I know I look weary. Ever since I was born I have struggled. First for recognition, then for acceptance, next for importance and throughout for funding (but this is neither the time nor the page to vent frustrations about governmental policy). I know I look weary, you would too had you spent years carrying the burden of stigma on your shoulders. Do you know how much shame weighs in metric units or otherwise? Jung said shame is a "soul eating emotion", so imagine the irony that it weighs heavier with every passing year. These knees, buckling, drawing ever closer to the ground have begun writing their eulogy before the curtain falls.

Many, myself included, see me as the illegitimate daughter of Medicine. You are probably familiar with my other sisters, who deal with matters of the heart, cancer, bones to name just a few. They invoke a sense of romanticism, admiration and nobility to their cause. The archetypal white-coat (the doctor) pitted in a battle against the enemy (the disease) to rescue the captive (the patient).

Unfortunately not all captives are created equal. Often in my case, the captive is accused for the actions of the disease and put to trial at the mercy of an (at the risk of sounding politically incorrect) ignorant jury, guilty of harbouring their own prejudices. The suffering of misunderstood patients trivialised by the failure to discuss misunderstood diseases has left certain taboos unchanged. It is much harder to wage a war against an enemy we know little about. It is worse still if we refuse to acknowledge its existence.

If ever a biography of Medicine were to be written, I fear my story would not find its way to the page. Perhaps it is considered too dark, too embarrassing, or maybe it touches on issues that make us uneasy and morally queasy. I fear my story will be hidden in the footnotes, with just enough room for my small footprints written in even smaller print.

Art can hold a mirror to society and then proceed to paint the ugly reflections. "Mirror mirror on the wall, who is the fairest of them all?" No this is not a reference to colour (that is another uncomfortable conversation to have for another day) but about what is just.

My people are afflicted with maladies of the mind that steal from them a large part of what it means to be human. Their freedom of thought withered away leaving their freedom for choice suspended in a cognitive limbo. The notions of capacity, autonomy and dignity may be the norm for you, but in my country they are valued at a higher price. Such is the exchange rate between our respective currencies.

The compassion you have for those in sickness, is it open and effortless? Unconditional and endless? Compassion you would proudly display on your Twitter feed? Does it differ to the one you feel towards an addict? Or is this brand of compassion slightly cheaper to accompany the second hand sympathies extended from a distance? Not all compassion is created equal.

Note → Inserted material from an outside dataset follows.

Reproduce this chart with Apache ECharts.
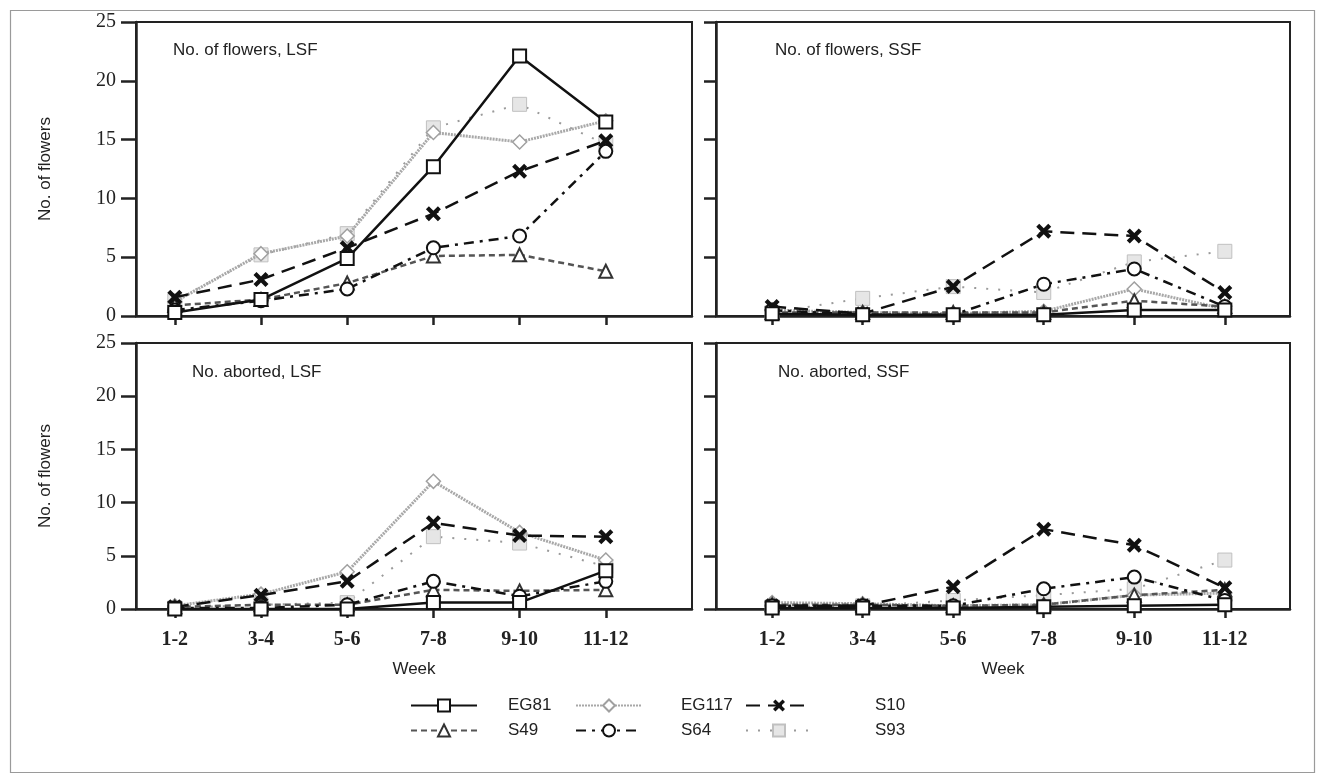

The label of primitive has stuck with me, one I cannot completely peel off. Today where Technology is the pervasive king, I am seen as an analogue pauper in a digital age. We are like strangers on a train, uneasy after finding ourselves alone in the same cabin. Awkward silences followed by awkward sounds of overlapping sentences. A marriage founded on a prenuptial agreement rather than love at first byte. This has led people to wonder, if sadness does not show up on a blood test, then is depression even real?

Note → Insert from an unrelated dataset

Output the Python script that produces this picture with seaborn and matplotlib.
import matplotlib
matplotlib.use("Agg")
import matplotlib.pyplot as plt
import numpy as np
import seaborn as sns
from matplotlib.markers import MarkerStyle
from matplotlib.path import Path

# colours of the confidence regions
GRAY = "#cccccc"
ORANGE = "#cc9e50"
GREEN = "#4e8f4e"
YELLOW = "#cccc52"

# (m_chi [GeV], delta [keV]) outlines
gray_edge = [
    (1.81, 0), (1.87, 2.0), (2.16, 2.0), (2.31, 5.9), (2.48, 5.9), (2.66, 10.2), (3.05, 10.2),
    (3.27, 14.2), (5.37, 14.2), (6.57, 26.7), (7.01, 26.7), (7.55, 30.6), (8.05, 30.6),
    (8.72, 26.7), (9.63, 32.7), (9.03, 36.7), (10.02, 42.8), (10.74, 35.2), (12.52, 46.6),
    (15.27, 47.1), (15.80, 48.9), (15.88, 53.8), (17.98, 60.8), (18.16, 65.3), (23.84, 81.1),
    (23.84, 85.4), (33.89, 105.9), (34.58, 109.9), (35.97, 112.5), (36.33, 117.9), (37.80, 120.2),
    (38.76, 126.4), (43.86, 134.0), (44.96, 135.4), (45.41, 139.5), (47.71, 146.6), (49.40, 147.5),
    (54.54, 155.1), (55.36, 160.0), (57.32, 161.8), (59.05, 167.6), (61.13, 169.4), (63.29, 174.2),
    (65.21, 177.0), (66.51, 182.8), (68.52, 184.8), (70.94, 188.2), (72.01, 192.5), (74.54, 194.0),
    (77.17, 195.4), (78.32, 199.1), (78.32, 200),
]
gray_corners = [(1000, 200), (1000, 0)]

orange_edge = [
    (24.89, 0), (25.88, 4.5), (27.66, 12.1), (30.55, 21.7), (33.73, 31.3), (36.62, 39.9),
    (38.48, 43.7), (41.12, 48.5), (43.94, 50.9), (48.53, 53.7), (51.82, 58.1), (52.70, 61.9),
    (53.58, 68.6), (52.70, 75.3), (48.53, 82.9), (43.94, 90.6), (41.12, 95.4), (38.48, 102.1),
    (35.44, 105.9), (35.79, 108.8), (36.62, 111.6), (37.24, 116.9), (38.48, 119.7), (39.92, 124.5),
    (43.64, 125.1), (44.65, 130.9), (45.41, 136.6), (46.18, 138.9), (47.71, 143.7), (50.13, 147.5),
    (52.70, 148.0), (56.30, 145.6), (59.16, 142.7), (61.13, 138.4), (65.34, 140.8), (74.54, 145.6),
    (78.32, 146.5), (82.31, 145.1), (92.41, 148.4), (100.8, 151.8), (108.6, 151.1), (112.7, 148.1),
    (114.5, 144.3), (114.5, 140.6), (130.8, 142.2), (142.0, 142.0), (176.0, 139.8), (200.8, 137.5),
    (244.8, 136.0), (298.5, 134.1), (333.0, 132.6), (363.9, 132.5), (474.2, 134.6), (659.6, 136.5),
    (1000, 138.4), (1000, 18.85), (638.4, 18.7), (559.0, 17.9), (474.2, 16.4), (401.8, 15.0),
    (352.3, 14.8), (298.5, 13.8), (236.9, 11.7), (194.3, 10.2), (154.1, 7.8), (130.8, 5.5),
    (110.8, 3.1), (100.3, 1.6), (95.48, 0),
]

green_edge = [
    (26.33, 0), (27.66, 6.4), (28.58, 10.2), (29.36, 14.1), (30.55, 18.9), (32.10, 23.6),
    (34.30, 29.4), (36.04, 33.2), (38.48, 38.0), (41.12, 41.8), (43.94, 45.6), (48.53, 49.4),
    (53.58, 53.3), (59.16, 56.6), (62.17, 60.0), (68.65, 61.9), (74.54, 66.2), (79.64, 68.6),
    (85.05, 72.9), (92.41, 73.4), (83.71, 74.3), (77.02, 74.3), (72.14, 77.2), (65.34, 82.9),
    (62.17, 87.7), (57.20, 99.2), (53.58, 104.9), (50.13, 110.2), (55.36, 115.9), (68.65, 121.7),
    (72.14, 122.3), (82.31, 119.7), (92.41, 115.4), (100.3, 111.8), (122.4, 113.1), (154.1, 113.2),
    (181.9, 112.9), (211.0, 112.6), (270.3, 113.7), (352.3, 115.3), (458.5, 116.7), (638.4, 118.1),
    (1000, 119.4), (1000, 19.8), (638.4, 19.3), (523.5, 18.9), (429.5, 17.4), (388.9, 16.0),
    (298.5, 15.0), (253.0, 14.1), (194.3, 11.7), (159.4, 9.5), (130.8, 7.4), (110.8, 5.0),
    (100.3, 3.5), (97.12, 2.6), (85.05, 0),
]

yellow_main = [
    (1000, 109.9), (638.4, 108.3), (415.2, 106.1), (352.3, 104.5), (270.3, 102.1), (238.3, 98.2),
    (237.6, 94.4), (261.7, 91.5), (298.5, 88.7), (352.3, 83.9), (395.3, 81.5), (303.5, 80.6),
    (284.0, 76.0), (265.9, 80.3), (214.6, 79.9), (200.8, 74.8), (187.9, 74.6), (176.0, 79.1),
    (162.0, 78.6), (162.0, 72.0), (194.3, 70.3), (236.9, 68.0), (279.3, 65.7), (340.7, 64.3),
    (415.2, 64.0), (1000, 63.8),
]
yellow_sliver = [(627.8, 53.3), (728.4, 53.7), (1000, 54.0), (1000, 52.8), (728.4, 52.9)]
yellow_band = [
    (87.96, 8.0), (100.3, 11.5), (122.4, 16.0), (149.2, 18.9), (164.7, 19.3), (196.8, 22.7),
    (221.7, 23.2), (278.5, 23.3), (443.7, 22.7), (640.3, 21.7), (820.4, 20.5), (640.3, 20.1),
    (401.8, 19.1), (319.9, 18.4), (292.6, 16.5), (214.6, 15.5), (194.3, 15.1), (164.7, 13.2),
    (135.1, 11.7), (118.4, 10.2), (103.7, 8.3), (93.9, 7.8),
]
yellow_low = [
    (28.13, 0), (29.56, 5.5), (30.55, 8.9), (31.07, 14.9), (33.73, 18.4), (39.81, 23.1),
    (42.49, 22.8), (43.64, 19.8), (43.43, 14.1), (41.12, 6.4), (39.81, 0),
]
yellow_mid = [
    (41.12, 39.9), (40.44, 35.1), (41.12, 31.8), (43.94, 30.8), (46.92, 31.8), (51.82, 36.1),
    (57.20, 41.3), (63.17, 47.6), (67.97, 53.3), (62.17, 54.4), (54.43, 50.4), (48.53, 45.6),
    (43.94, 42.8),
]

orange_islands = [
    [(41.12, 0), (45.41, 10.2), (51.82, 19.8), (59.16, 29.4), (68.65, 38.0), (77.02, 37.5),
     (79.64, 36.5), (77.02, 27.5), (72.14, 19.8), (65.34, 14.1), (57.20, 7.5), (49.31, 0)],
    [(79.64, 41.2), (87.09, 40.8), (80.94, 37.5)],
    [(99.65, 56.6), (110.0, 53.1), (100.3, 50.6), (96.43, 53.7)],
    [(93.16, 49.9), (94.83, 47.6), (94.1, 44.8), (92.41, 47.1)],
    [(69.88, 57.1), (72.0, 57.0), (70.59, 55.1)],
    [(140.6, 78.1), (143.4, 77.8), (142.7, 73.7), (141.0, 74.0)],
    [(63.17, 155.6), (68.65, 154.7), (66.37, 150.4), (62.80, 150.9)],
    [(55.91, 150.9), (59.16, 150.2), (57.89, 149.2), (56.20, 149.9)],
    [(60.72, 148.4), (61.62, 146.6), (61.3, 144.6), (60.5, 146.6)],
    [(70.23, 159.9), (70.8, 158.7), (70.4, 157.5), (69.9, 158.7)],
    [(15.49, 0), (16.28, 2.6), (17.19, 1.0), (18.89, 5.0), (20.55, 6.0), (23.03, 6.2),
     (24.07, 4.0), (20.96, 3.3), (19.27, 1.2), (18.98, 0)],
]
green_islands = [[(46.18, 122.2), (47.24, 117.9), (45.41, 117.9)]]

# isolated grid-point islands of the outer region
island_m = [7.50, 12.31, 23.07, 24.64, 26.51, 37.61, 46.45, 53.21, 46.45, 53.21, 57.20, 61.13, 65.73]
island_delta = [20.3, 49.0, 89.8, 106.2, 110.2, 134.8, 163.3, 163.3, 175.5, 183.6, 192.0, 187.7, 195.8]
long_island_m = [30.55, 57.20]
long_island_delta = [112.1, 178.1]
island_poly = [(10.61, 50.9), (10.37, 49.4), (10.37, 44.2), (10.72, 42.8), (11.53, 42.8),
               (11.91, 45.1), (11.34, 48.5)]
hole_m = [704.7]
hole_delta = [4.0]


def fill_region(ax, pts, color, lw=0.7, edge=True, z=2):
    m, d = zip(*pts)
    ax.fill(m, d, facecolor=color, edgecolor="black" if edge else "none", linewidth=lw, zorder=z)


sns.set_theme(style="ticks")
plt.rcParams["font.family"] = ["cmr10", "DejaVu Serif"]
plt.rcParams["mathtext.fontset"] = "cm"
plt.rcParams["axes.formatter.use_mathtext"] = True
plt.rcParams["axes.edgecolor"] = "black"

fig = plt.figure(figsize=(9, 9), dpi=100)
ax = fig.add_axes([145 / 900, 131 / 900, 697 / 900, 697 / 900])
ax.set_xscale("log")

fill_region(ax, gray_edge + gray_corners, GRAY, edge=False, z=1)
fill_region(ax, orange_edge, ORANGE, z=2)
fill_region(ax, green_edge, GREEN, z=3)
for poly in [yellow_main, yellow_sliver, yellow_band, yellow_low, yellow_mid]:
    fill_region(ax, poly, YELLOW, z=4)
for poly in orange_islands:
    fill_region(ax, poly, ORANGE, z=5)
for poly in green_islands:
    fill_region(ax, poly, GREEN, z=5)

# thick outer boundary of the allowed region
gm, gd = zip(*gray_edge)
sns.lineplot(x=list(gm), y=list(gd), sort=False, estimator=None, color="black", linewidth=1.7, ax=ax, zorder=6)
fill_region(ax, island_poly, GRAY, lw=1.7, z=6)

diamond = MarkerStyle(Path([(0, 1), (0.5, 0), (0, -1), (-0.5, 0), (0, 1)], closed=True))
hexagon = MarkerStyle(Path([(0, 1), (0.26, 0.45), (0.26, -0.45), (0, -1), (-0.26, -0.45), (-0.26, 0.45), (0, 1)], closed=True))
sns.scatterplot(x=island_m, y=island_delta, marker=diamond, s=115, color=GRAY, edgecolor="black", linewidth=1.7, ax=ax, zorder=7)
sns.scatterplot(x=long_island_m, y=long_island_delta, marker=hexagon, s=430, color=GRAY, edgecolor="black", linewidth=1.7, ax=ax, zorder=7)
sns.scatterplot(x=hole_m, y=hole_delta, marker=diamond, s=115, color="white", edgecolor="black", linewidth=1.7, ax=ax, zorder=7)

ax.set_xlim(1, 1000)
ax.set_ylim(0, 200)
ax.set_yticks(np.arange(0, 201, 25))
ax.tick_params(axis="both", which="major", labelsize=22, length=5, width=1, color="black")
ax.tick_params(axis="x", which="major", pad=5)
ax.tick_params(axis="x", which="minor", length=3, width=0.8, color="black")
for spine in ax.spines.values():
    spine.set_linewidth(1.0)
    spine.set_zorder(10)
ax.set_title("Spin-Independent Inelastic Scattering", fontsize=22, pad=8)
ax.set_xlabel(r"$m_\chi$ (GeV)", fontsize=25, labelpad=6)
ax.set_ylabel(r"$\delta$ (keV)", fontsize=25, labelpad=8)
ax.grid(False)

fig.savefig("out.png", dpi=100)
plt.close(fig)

Social media is full of people sharing their surgical scars, wounds both physical and visible, as a symbol of graduation from their triumph over sickness. But not all scars are created equal - just ask those who always wear full sleeved tops even during the rarest of British summer days. The sleeves hide their scars and stories alike.

Our time is up and we must part ways. You now know my name and a little more. I hope I have earned some appreciation, however reluctant, of the turmoil my people find themselves in. Their stories deserve to be heard far and wide, so we can tell the future which way it should turn to arrive at a tomorrow where only one brand of compassion exists.